[Code that draws figures]
====
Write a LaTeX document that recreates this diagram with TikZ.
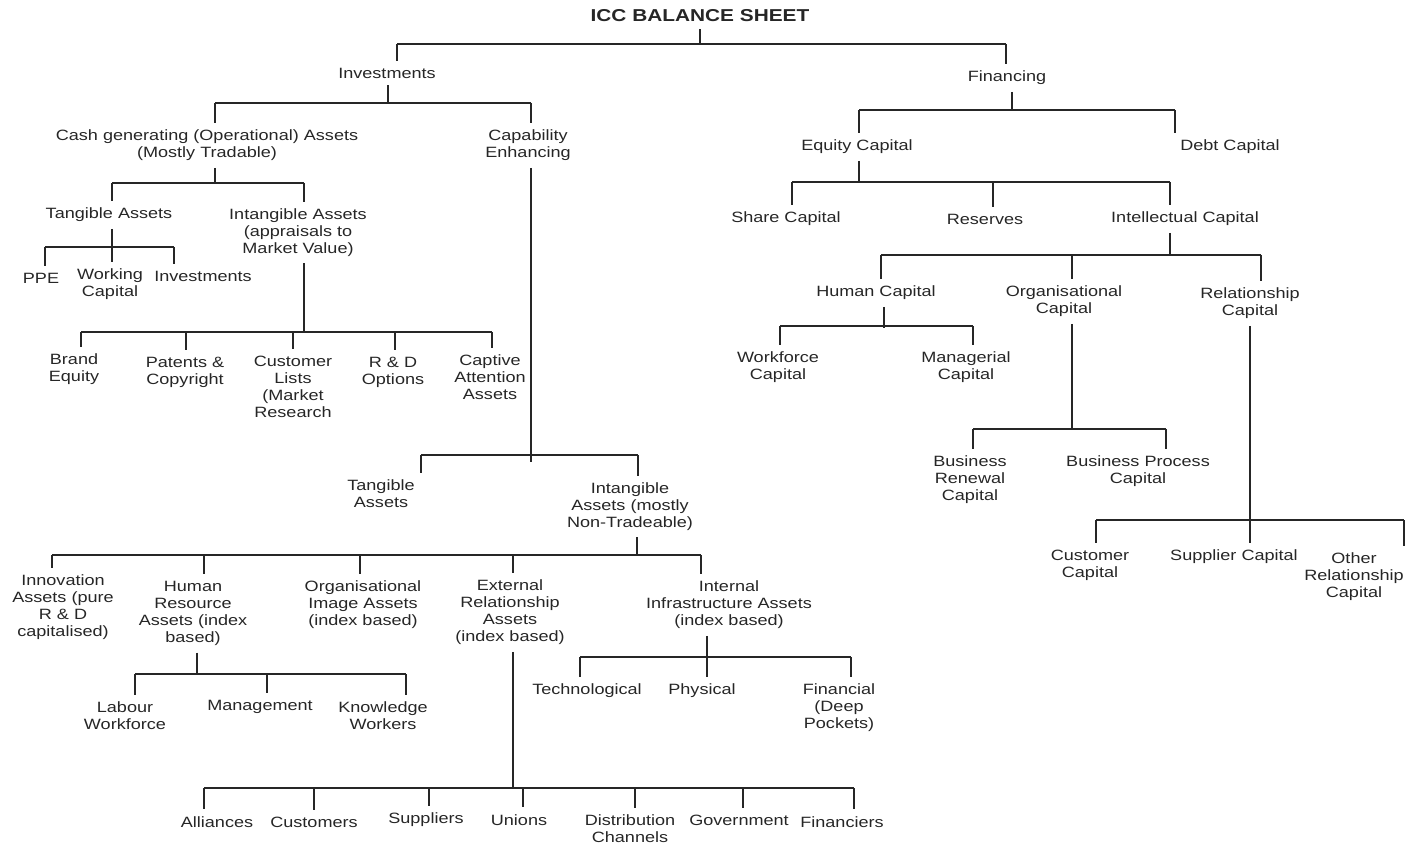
\documentclass[tikz,border=0pt]{standalone}
\usepackage{fontspec}
\setmainfont{Liberation Sans}[FakeStretch=1.21]
\definecolor{inkGray}{HTML}{262626}

\begin{document}
\begin{tikzpicture}[x=0.02cm, y=-0.02cm,
  lbl/.style={align=center, inner sep=0pt, outer ysep=4pt, text=inkGray,
              font=\fontsize{8.5}{9.64}\selectfont},
  ttl/.style={lbl, font=\fontsize{9.8}{11}\selectfont\bfseries},
  link/.style={draw=inkGray, line width=1pt}
]
\useasboundingbox (0,0) rectangle (1409,844);

% top of the sheet
\node[ttl] (title) at (700,16) {ICC BALANCE SHEET};
\node[lbl] (inv) at (387,73) {Investments};
\node[lbl] (fin) at (1007,78) {Financing};

% investments side
\node[lbl] (cash) at (207,145.5) {Cash generating (Operational) Assets\\(Mostly Tradable)};
\node[lbl] (capE) at (528,145.5) {Capability\\Enhancing};
\node[lbl] (tanA) at (109,215) {Tangible Assets};
\node[lbl] (intA) at (298,232.5) {Intangible Assets\\(appraisals to\\Market Value)};
\node[lbl] (ppe) at (41,278) {PPE};
\node[lbl] (work) at (110,284.5) {Working\\Capital};
\node[lbl] (inv2) at (203,276) {Investments};
\node[lbl] (brand) at (74,369) {Brand\\Equity};
\node[lbl] (pat) at (185,372) {Patents \&\\Copyright};
\node[lbl] (cust) at (293,386.5) {Customer\\Lists\\(Market\\Research};
\node[lbl] (rd) at (393,372) {R \& D\\Options};
\node[lbl] (capt) at (490,377.5) {Captive\\Attention\\Assets};
\node[lbl] (tan2) at (381,494) {Tangible\\Assets};
\node[lbl] (int2) at (630,506.5) {Intangible\\Assets (mostly\\Non-Tradeable)};
\node[lbl] (innov) at (63,607.5) {Innovation\\Assets (pure\\R \& D\\capitalised)};
\node[lbl] (hr) at (193,613.5) {Human\\Resource\\Assets (index\\based)};
\node[lbl] (oimg) at (363,605) {Organisational\\Image Assets\\(index based)};
\node[lbl] (ext) at (510,612.5) {External\\Relationship\\Assets\\(index based)};
\node[lbl] (intl) at (729,605) {Internal\\Infrastructure Assets\\(index based)};
\node[lbl] (lab) at (125,715.5) {Labour\\Workforce};
\node[lbl] (mgmt) at (260,707) {Management};
\node[lbl] (know) at (383,715.5) {Knowledge\\Workers};
\node[lbl] (tech) at (587,691) {Technological};
\node[lbl] (phys) at (702,691) {Physical};
\node[lbl] (finl) at (839,708) {Financial\\(Deep\\Pockets)};
\node[lbl] (alli) at (217,822) {Alliances};
\node[lbl] (custs) at (314,822) {Customers};
\node[lbl] (supp) at (426,820) {Suppliers};
\node[lbl] (uni) at (519,820) {Unions};
\node[lbl] (dist) at (630,828.5) {Distribution\\Channels};
\node[lbl] (gov) at (739,820) {Government};
\node[lbl] (fins) at (842,822) {Financiers};

% financing side
\node[lbl] (eq) at (857,147) {Equity Capital};
\node[lbl] (debt) at (1230,147) {Debt Capital};
\node[lbl] (share) at (786,219) {Share Capital};
\node[lbl] (res) at (985,219) {Reserves};
\node[lbl] (intc) at (1185,219) {Intellectual Capital};
\node[lbl] (hum) at (876,293) {Human Capital};
\node[lbl] (org) at (1064,301.5) {Organisational\\Capital};
\node[lbl] (rel) at (1250,303.5) {Relationship\\Capital};
\node[lbl] (wf) at (778,367) {Workforce\\Capital};
\node[lbl] (mg) at (966,367) {Managerial\\Capital};
\node[lbl] (ren) at (970,479.5) {Business\\Renewal\\Capital};
\node[lbl] (proc) at (1138,471.5) {Business Process\\Capital};
\node[lbl] (ccap) at (1090,565.5) {Customer\\Capital};
\node[lbl] (scap) at (1234,557) {Supplier Capital};
\node[lbl] (orel) at (1354,577) {Other\\Relationship\\Capital};

% tree lines
\draw[link] (title.south -| 700,0) -- (700,44);
\draw[link] (397,44) -- (1006,44);
\foreach \n/\x in {inv/397, fin/1006}
  \draw[link] (\x,44) -- (\n.north -| \x,0);

\draw[link] (inv.south -| 388,0) -- (388,103);
\draw[link] (215,103) -- (531,103);
\foreach \n/\x in {cash/215, capE/531}
  \draw[link] (\x,103) -- (\n.north -| \x,0);

\draw[link] (cash.south -| 215,0) -- (215,183);
\draw[link] (112,183) -- (304,183);
\foreach \n/\x in {tanA/112, intA/304}
  \draw[link] (\x,183) -- (\n.north -| \x,0);

\draw[link] (tanA.south -| 112,0) -- (112,247);
\draw[link] (45,247) -- (174,247);
\foreach \n/\x in {ppe/45, work/112, inv2/174}
  \draw[link] (\x,247) -- (\n.north -| \x,0);

\draw[link] (intA.south -| 304,0) -- (304,332);
\draw[link] (81,332) -- (492,332);
\foreach \n/\x in {brand/81, pat/186, cust/293, rd/395, capt/492}
  \draw[link] (\x,332) -- (\n.north -| \x,0);

\draw[link] (capE.south -| 531,0) -- (531,462);
\draw[link] (421,455) -- (638,455);
\foreach \n/\x in {tan2/421, int2/638}
  \draw[link] (\x,455) -- (\n.north -| \x,0);

\draw[link] (int2.south -| 637,0) -- (637,555);
\draw[link] (52,555) -- (701,555);
\foreach \n/\x in {innov/52, hr/204, oimg/360, ext/513, intl/701}
  \draw[link] (\x,555) -- (\n.north -| \x,0);

\draw[link] (hr.south -| 197,0) -- (197,674);
\draw[link] (135,674) -- (406,674);
\foreach \n/\x in {lab/135, mgmt/267, know/406}
  \draw[link] (\x,674) -- (\n.north -| \x,0);

\draw[link] (intl.south -| 707,0) -- (707,657);
\draw[link] (580,657) -- (851,657);
\foreach \n/\x in {tech/580, phys/707, finl/851}
  \draw[link] (\x,657) -- (\n.north -| \x,0);

\draw[link] (ext.south -| 513,0) -- (513,788);
\draw[link] (204,788) -- (854,788);
\foreach \n/\x in {alli/204, custs/314, supp/429, uni/523, dist/635, gov/743, fins/854}
  \draw[link] (\x,788) -- (\n.north -| \x,0);

\draw[link] (fin.south -| 1012,0) -- (1012,110);
\draw[link] (859,110) -- (1175,110);
\foreach \n/\x in {eq/859, debt/1175}
  \draw[link] (\x,110) -- (\n.north -| \x,0);

\draw[link] (eq.south -| 859,0) -- (859,182);
\draw[link] (792,182) -- (1170,182);
\foreach \n/\x in {share/792, res/993, intc/1170}
  \draw[link] (\x,182) -- (\n.north -| \x,0);

\draw[link] (intc.south -| 1170,0) -- (1170,255);
\draw[link] (881,255) -- (1261,255);
\foreach \n/\x in {hum/881, org/1072, rel/1261}
  \draw[link] (\x,255) -- (\n.north -| \x,0);

\draw[link] (hum.south -| 884,0) -- (884,328);
\draw[link] (780,326) -- (973,326);
\foreach \n/\x in {wf/780, mg/973}
  \draw[link] (\x,326) -- (\n.north -| \x,0);

\draw[link] (org.south -| 1072,0) -- (1072,429);
\draw[link] (973,429) -- (1166,429);
\foreach \n/\x in {ren/973, proc/1166}
  \draw[link] (\x,429) -- (\n.north -| \x,0);

\draw[link] (rel.south -| 1250,0) -- (1250,520);
\draw[link] (1096,520) -- (1404,520);
\foreach \n/\x in {ccap/1096, scap/1250, orel/1404}
  \draw[link] (\x,520) -- (\n.north -| \x,0);
\end{tikzpicture}
\end{document}
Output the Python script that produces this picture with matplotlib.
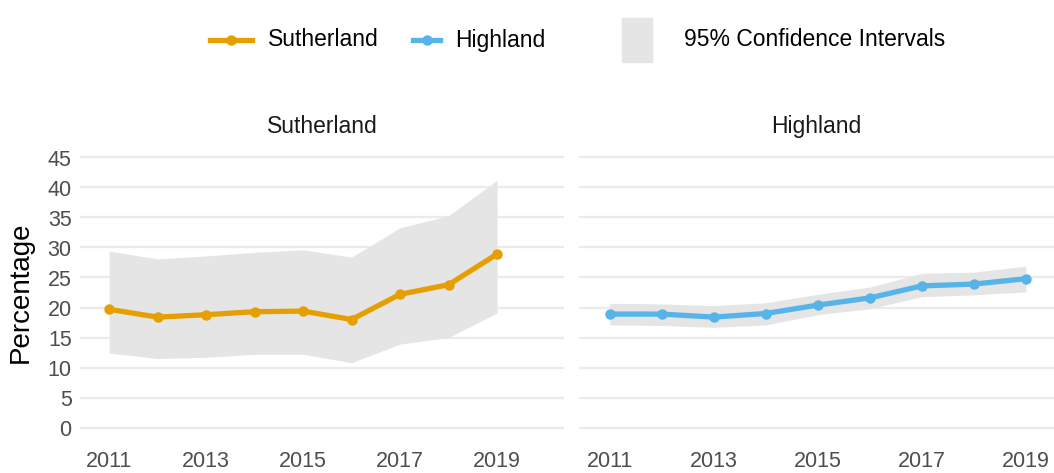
import matplotlib.pyplot as plt
from matplotlib.lines import Line2D
from matplotlib.patches import Rectangle

plt.rcParams["font.family"] = ["Liberation Sans", "DejaVu Sans"]

# Data
years = [2011, 2012, 2013, 2014, 2015, 2016, 2017, 2018, 2019]

suth_value = [19.7, 18.4, 18.8, 19.3, 19.4, 18.0, 22.2, 23.8, 28.9]
suth_upper = [29.4, 28.1, 28.6, 29.2, 29.6, 28.4, 33.3, 35.3, 41.2]
suth_lower = [12.4, 11.5, 11.7, 12.2, 12.2, 10.8, 13.9, 15.0, 19.1]

high_value = [18.9, 18.9, 18.4, 19.0, 20.4, 21.6, 23.6, 23.9, 24.8]
high_upper = [20.7, 20.6, 20.3, 20.8, 22.2, 23.4, 25.7, 25.9, 26.9]
high_lower = [17.1, 17.0, 16.7, 17.1, 18.8, 19.8, 21.8, 22.1, 22.6]

y_ticks = [0, 5, 10, 15, 20, 25, 30, 35, 40, 45]
x_ticks = [2011, 2013, 2015, 2017, 2019]

ORANGE = "#E69F00"
BLUE = "#56B4E9"
RIBBON = "#E5E5E5"
GRID = "#EBEBEB"
TICK = "#4D4D4D"

W, H = 1054, 473
fig = plt.figure(figsize=(W / 100, H / 100), dpi=100)


def px_box(x0, x1, y_top, y_bot):
    return [x0 / W, 1 - y_bot / H, (x1 - x0) / W, (y_bot - y_top) / H]


ax_l = fig.add_axes(px_box(80, 564, 144, 441))
ax_r = fig.add_axes(px_box(579, 1054, 144, 441))

panels = [
    (ax_l, "Sutherland", suth_value, suth_lower, suth_upper, ORANGE, (2010.4, 2020.38)),
    (ax_r, "Highland", high_value, high_lower, high_upper, BLUE, (2010.41, 2019.54)),
]

for ax, title, vals, lo, hi, col, xlim in panels:
    ax.fill_between(years, lo, hi, color=RIBBON, linewidth=0, zorder=1)
    ax.plot(years, vals, color=col, linewidth=3.8, marker="o", markersize=6.5,
            solid_capstyle="round", zorder=3)
    ax.set_xlim(*xlim)
    ax.set_ylim(-2.25, 47.25)
    ax.set_yticks(y_ticks)
    ax.set_xticks(x_ticks)
    ax.grid(axis="y", color=GRID, linewidth=1.6, zorder=0)
    ax.set_axisbelow(True)
    for s in ax.spines.values():
        s.set_visible(False)
    ax.tick_params(length=0, labelsize=15.5, labelcolor=TICK)
    ax.tick_params(axis="x", pad=7)
    ax.tick_params(axis="y", pad=6)
    ax.set_title(title, fontsize=16.5, color="#1A1A1A", pad=8)

ax_r.tick_params(axis="y", labelleft=False)
ax_l.set_ylabel("Percentage", fontsize=20, color="black", labelpad=10)

# Legend drawn at the top of the figure
ly = 1 - 40 / H
fig.add_artist(Line2D([210 / W, 252 / W], [ly, ly], color=ORANGE, linewidth=3.8,
                      transform=fig.transFigure))
fig.add_artist(Line2D([231 / W], [ly], color=ORANGE, marker="o", markersize=6.5,
                      transform=fig.transFigure))
fig.text(268 / W, ly, "Sutherland", fontsize=16.5, va="center", ha="left")
fig.add_artist(Line2D([413 / W, 440 / W], [ly, ly], color=BLUE, linewidth=3.8,
                      transform=fig.transFigure))
fig.add_artist(Line2D([427 / W], [ly], color=BLUE, marker="o", markersize=6.5,
                      transform=fig.transFigure))
fig.text(455 / W, ly, "Highland", fontsize=16.5, va="center", ha="left")
fig.add_artist(Rectangle((622 / W, 1 - 62 / H), 30 / W, 44 / H, color=RIBBON,
                         transform=fig.transFigure))
fig.text(684 / W, ly, "95% Confidence Intervals", fontsize=16.5, va="center", ha="left")

fig.savefig("out.png", dpi=100)
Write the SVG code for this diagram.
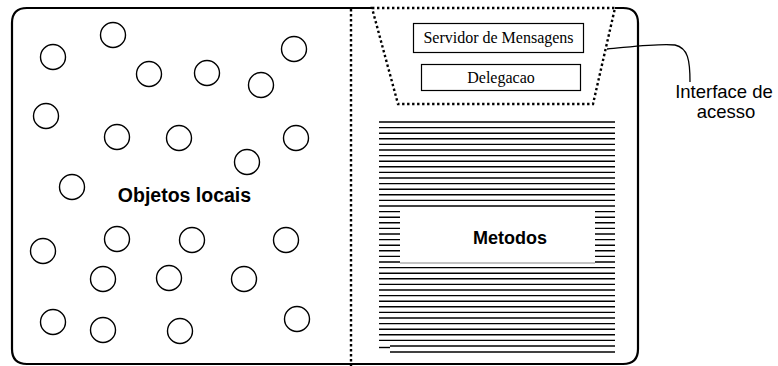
<svg xmlns="http://www.w3.org/2000/svg" width="778" height="366" viewBox="0 0 778 366">
<style>
.obj{fill:none;stroke:#000;stroke-width:1.4}
.dot{fill:none;stroke:#000;stroke-width:2.4;stroke-dasharray:2.4 2.6}
.box{fill:#fff;stroke:#000;stroke-width:1.2}
.serif{font-family:"Liberation Serif","Times New Roman",serif;font-size:16px;fill:#000}
.sans{font-family:"Liberation Sans",Arial,sans-serif;fill:#000}
.stripe{stroke:#000;stroke-width:1.4}
</style>
<rect width="778" height="366" fill="#fff"/>
<g id="frame">
<path d="M615,8 H623 Q638,8 638,23 V349 Q638,364 623,364 H27 Q12,364 12,349 V23 Q12,8 27,8 H372" fill="none" stroke="#000" stroke-width="2.2"/>
<line class="dot" x1="351" y1="9" x2="351" y2="366"/>
</g>
<g id="objetos-locais">
<circle class="obj" cx="113" cy="35" r="12.5"/>
<circle class="obj" cx="53" cy="57" r="12.5"/>
<circle class="obj" cx="294" cy="49" r="12.5"/>
<circle class="obj" cx="149" cy="74" r="12.5"/>
<circle class="obj" cx="207" cy="73" r="12.5"/>
<circle class="obj" cx="261" cy="85" r="12.5"/>
<circle class="obj" cx="46" cy="116" r="12.5"/>
<circle class="obj" cx="117" cy="137" r="12.5"/>
<circle class="obj" cx="179" cy="138" r="12.5"/>
<circle class="obj" cx="296" cy="138" r="12.5"/>
<circle class="obj" cx="247" cy="162" r="12.5"/>
<circle class="obj" cx="72" cy="187" r="12.5"/>
<circle class="obj" cx="117" cy="239" r="12.5"/>
<circle class="obj" cx="192" cy="240" r="12.5"/>
<circle class="obj" cx="286" cy="240" r="12.5"/>
<circle class="obj" cx="43" cy="251" r="12.5"/>
<circle class="obj" cx="103" cy="279" r="12.5"/>
<circle class="obj" cx="169" cy="278" r="12.5"/>
<circle class="obj" cx="244" cy="279" r="12.5"/>
<circle class="obj" cx="53" cy="322" r="12.5"/>
<circle class="obj" cx="103" cy="330" r="12.5"/>
<circle class="obj" cx="180" cy="331" r="12.5"/>
<circle class="obj" cx="297" cy="319" r="12.5"/>
<text class="sans" x="184.5" y="202" font-size="19.5" font-weight="bold" text-anchor="middle">Objetos locais</text>
</g>
<g id="interface">
<path class="dot" d="M372,8 H615 L593,104 H398 Z"/>
<g id="servidor">
<rect class="box" x="413.5" y="23.5" width="170" height="29"/>
<text class="serif" x="498.5" y="43" text-anchor="middle">Servidor de Mensagens</text>
</g>
<g id="delegacao">
<rect class="box" x="421.5" y="64.5" width="159" height="26"/>
<text class="serif" x="501" y="83" text-anchor="middle">Delegacao</text>
</g>
</g>
<g id="metodos">
<g class="stripe">
<line x1="379" y1="122" x2="615" y2="122"/>
<line x1="379" y1="127.6" x2="615" y2="127.6"/>
<line x1="379" y1="133.2" x2="615" y2="133.2"/>
<line x1="379" y1="138.8" x2="615" y2="138.8"/>
<line x1="379" y1="144.4" x2="615" y2="144.4"/>
<line x1="379" y1="150" x2="615" y2="150"/>
<line x1="379" y1="155.6" x2="615" y2="155.6"/>
<line x1="379" y1="161.2" x2="615" y2="161.2"/>
<line x1="379" y1="166.8" x2="615" y2="166.8"/>
<line x1="379" y1="172.4" x2="615" y2="172.4"/>
<line x1="379" y1="178" x2="615" y2="178"/>
<line x1="379" y1="183.6" x2="615" y2="183.6"/>
<line x1="379" y1="189.2" x2="615" y2="189.2"/>
<line x1="379" y1="194.8" x2="615" y2="194.8"/>
<line x1="379" y1="200.4" x2="615" y2="200.4"/>
<line x1="379" y1="206" x2="615" y2="206"/>
<line x1="379" y1="211.6" x2="615" y2="211.6"/>
<line x1="379" y1="217.2" x2="615" y2="217.2"/>
<line x1="379" y1="222.8" x2="615" y2="222.8"/>
<line x1="379" y1="228.4" x2="615" y2="228.4"/>
<line x1="379" y1="234" x2="615" y2="234"/>
<line x1="379" y1="239.6" x2="615" y2="239.6"/>
<line x1="379" y1="245.2" x2="615" y2="245.2"/>
<line x1="379" y1="250.8" x2="615" y2="250.8"/>
<line x1="379" y1="256.4" x2="615" y2="256.4"/>
<line x1="379" y1="262" x2="615" y2="262"/>
<line x1="379" y1="267.6" x2="615" y2="267.6"/>
<line x1="379" y1="273.2" x2="615" y2="273.2"/>
<line x1="379" y1="278.8" x2="615" y2="278.8"/>
<line x1="379" y1="284.4" x2="615" y2="284.4"/>
<line x1="379" y1="290" x2="615" y2="290"/>
<line x1="379" y1="295.6" x2="615" y2="295.6"/>
<line x1="379" y1="301.2" x2="615" y2="301.2"/>
<line x1="379" y1="306.8" x2="615" y2="306.8"/>
<line x1="379" y1="312.4" x2="615" y2="312.4"/>
<line x1="379" y1="318" x2="615" y2="318"/>
<line x1="379" y1="323.6" x2="615" y2="323.6"/>
<line x1="379" y1="329.2" x2="615" y2="329.2"/>
<line x1="379" y1="334.8" x2="615" y2="334.8"/>
<line x1="379" y1="340.4" x2="615" y2="340.4"/>
<line x1="379" y1="347.5" x2="390" y2="347.5"/>
<line x1="390" y1="346" x2="615" y2="346"/>
<line x1="390" y1="352" x2="615" y2="352"/>
</g>
<rect x="400" y="210" width="195" height="53" fill="#fff"/>
<line x1="400" y1="263" x2="595" y2="263" stroke="#888" stroke-width="1"/>
<text class="sans" x="510" y="244" font-size="18" font-weight="bold" text-anchor="middle">Metodos</text>
</g>
<g id="connectors">
<path d="M607,49 C630,47 660,43 675,45 C688,48 690,60 690,82" fill="none" stroke="#000" stroke-width="1.3"/>
</g>
<g id="label-interface">
<text class="sans" font-size="18.5" text-anchor="middle"><tspan x="724" y="98">Interface de</tspan><tspan x="726" y="118">acesso</tspan></text>
</g>
</svg>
====
* **Task details**
Everything from the first line of the records through the line containing "(fin) at (1007,78)" should be reproduced exactly, apart from the pictures.

* **Answer to the task**
Write a LaTeX document that recreates this diagram with TikZ.
\documentclass[tikz,border=0pt]{standalone}
\usepackage{fontspec}
\setmainfont{Liberation Sans}[FakeStretch=1.21]
\definecolor{inkGray}{HTML}{262626}

\begin{document}
\begin{tikzpicture}[x=0.02cm, y=-0.02cm,
  lbl/.style={align=center, inner sep=0pt, outer ysep=4pt, text=inkGray,
              font=\fontsize{8.5}{9.64}\selectfont},
  ttl/.style={lbl, font=\fontsize{9.8}{11}\selectfont\bfseries},
  link/.style={draw=inkGray, line width=1pt}
]
\useasboundingbox (0,0) rectangle (1409,844);

% top of the sheet
\node[ttl] (title) at (700,16) {ICC BALANCE SHEET};
\node[lbl] (inv) at (387,73) {Investments};
\node[lbl] (fin) at (1007,78) {Financing};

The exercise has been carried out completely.